>> Start INPUT DATA
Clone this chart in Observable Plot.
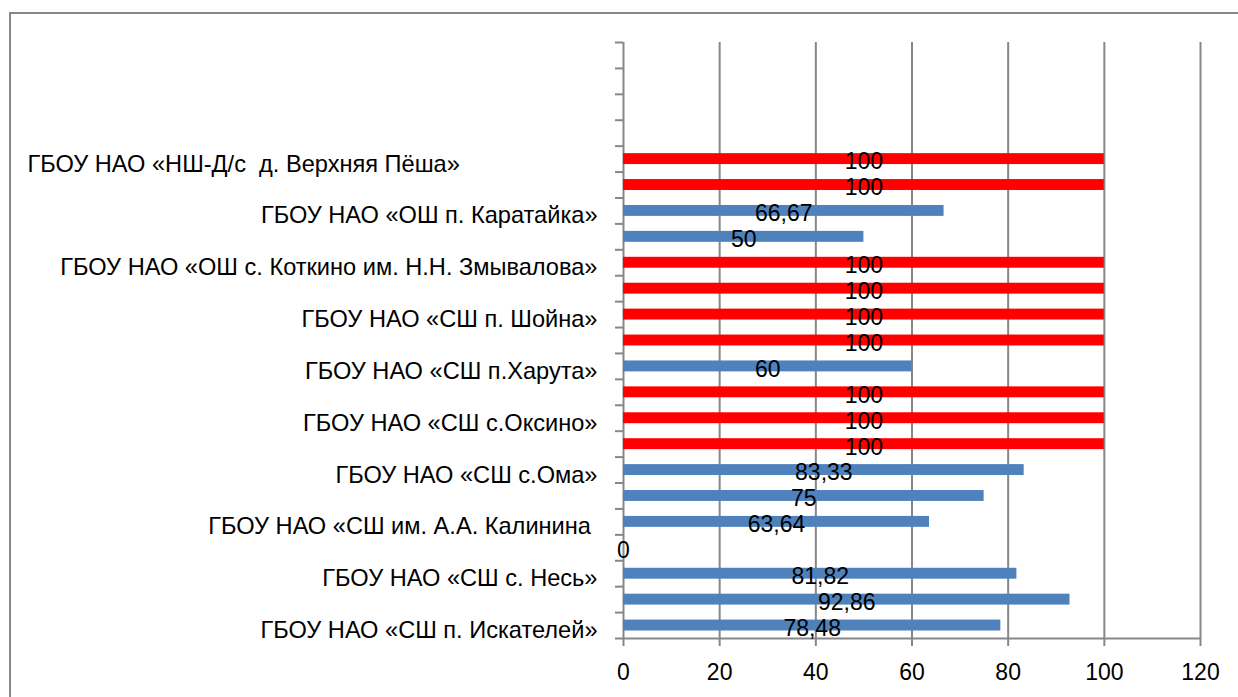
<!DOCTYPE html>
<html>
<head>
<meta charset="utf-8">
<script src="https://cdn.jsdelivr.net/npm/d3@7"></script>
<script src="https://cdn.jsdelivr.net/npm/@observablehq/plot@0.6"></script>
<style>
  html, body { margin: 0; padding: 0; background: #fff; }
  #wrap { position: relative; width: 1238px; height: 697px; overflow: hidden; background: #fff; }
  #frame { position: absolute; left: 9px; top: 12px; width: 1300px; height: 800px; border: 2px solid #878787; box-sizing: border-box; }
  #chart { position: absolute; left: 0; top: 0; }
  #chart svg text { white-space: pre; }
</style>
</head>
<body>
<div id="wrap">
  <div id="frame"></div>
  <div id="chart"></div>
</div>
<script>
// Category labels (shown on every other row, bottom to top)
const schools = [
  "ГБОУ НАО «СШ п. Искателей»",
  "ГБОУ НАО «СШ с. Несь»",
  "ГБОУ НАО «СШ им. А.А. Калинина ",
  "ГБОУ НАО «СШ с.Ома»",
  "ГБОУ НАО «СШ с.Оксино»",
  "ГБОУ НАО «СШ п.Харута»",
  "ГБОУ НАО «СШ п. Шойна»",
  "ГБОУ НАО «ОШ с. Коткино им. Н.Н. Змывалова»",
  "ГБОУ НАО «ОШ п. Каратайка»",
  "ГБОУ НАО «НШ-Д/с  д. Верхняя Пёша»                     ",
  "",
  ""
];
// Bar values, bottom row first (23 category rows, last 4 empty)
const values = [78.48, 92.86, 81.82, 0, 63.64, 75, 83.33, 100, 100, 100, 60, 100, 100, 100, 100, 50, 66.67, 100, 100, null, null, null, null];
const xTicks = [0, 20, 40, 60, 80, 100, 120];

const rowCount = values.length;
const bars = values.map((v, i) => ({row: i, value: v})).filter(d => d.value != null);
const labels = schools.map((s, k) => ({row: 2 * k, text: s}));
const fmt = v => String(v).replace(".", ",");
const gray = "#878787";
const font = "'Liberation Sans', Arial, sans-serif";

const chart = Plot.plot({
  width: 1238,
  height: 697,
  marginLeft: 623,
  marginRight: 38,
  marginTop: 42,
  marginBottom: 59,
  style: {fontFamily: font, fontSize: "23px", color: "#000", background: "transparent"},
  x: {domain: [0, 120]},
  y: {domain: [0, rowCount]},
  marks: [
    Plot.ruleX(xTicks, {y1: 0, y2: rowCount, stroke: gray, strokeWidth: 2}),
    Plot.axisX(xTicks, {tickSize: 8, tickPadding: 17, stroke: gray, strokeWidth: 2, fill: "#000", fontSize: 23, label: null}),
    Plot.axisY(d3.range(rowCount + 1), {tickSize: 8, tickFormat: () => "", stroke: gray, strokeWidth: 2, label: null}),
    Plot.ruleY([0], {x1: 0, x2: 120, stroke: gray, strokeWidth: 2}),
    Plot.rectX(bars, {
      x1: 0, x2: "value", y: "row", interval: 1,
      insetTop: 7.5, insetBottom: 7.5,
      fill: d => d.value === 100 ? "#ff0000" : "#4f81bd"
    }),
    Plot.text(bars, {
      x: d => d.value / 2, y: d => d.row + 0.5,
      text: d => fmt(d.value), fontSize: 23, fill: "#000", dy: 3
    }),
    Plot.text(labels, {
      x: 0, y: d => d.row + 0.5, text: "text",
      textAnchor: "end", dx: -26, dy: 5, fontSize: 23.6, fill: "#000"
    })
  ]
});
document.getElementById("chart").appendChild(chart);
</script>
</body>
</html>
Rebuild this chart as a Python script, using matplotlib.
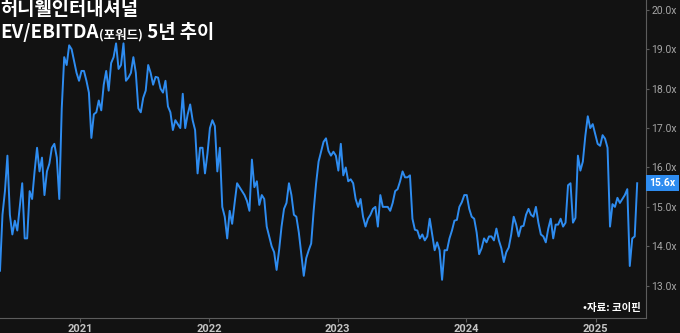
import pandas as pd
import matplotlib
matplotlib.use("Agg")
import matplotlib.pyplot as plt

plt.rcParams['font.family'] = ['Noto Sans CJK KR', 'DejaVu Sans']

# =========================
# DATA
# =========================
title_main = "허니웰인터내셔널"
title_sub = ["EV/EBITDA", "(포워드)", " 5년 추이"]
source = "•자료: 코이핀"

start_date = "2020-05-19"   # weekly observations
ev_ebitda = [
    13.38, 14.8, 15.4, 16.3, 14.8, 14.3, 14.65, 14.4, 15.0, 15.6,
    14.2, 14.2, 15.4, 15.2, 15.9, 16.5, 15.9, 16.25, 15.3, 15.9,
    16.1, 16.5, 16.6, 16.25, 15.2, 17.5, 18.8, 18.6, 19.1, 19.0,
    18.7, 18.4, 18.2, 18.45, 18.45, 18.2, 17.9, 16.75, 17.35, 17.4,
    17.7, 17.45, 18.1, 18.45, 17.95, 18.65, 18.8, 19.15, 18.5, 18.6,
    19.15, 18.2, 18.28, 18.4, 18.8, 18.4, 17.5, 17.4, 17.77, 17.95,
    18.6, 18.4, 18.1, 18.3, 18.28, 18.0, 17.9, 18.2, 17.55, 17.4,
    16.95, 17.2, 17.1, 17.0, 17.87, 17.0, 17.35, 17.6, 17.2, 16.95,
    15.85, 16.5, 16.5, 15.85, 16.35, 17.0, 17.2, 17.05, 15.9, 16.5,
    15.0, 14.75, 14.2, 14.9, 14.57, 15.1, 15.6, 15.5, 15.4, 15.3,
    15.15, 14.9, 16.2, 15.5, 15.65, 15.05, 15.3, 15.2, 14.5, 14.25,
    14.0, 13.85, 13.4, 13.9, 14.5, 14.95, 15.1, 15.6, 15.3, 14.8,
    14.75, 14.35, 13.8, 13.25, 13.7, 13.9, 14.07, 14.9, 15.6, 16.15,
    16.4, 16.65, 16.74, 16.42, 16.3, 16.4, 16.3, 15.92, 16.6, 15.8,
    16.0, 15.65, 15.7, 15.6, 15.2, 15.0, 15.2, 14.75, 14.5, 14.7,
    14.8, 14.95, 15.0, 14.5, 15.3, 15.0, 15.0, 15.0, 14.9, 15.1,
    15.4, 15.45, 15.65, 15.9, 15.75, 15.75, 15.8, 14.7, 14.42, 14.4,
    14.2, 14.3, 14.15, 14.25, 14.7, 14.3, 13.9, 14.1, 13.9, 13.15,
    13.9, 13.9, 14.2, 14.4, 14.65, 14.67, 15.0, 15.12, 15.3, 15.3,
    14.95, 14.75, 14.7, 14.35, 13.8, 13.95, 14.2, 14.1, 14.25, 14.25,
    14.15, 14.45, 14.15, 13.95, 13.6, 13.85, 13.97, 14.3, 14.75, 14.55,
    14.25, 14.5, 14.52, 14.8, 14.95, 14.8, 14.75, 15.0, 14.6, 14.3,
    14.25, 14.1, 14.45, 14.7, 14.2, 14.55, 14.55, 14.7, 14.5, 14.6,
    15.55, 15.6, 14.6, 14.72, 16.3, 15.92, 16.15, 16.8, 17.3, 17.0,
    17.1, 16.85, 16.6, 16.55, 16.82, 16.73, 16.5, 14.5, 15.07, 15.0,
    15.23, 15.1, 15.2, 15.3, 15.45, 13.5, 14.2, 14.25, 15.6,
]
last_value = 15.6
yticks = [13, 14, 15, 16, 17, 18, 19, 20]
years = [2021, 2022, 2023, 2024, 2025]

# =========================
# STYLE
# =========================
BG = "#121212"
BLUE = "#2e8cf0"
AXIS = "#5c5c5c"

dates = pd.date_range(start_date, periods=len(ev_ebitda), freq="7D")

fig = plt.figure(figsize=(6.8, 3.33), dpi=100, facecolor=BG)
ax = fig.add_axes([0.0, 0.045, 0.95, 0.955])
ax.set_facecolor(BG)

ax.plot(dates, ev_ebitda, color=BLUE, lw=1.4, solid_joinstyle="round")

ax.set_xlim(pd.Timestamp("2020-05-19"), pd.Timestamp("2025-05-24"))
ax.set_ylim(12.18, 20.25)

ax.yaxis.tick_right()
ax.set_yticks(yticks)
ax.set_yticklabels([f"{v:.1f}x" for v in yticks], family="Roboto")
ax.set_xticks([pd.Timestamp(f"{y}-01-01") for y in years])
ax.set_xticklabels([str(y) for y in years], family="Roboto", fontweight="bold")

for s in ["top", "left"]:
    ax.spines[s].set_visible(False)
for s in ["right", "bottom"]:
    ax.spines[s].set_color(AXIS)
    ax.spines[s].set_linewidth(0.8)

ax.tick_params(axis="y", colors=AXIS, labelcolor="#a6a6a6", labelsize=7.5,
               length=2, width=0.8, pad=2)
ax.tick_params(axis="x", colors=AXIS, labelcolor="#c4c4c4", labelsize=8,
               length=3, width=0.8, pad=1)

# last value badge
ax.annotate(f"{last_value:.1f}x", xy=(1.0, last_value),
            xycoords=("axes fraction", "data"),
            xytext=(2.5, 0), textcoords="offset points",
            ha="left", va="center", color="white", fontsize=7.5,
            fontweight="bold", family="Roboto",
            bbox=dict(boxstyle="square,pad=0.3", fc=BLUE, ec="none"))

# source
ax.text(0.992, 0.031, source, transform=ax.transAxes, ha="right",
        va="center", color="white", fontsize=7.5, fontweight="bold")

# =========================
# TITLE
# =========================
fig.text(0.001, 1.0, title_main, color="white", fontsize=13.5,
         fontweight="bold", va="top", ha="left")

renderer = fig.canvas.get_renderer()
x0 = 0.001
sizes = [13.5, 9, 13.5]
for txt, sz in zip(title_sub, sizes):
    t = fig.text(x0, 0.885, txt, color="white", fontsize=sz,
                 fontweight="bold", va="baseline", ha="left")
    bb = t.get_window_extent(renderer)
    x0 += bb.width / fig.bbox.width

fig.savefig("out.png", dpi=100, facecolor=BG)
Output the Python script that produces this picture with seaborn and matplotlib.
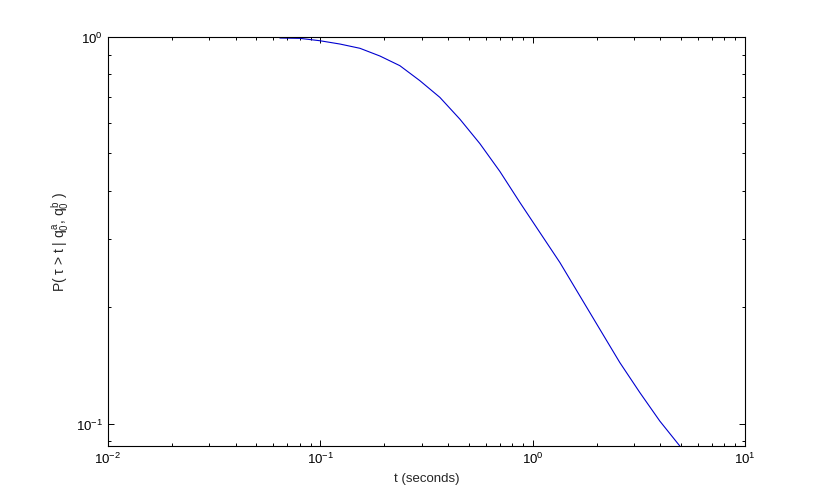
>> End INPUT DATA
TASK TO COMPLETE: Look through the listing and extract every line with "this" in it.

RESULT:
Clone this chart in Observable Plot.
Rebuild this chart as a Python script, using matplotlib.
Output the Python script that produces this picture with seaborn and matplotlib.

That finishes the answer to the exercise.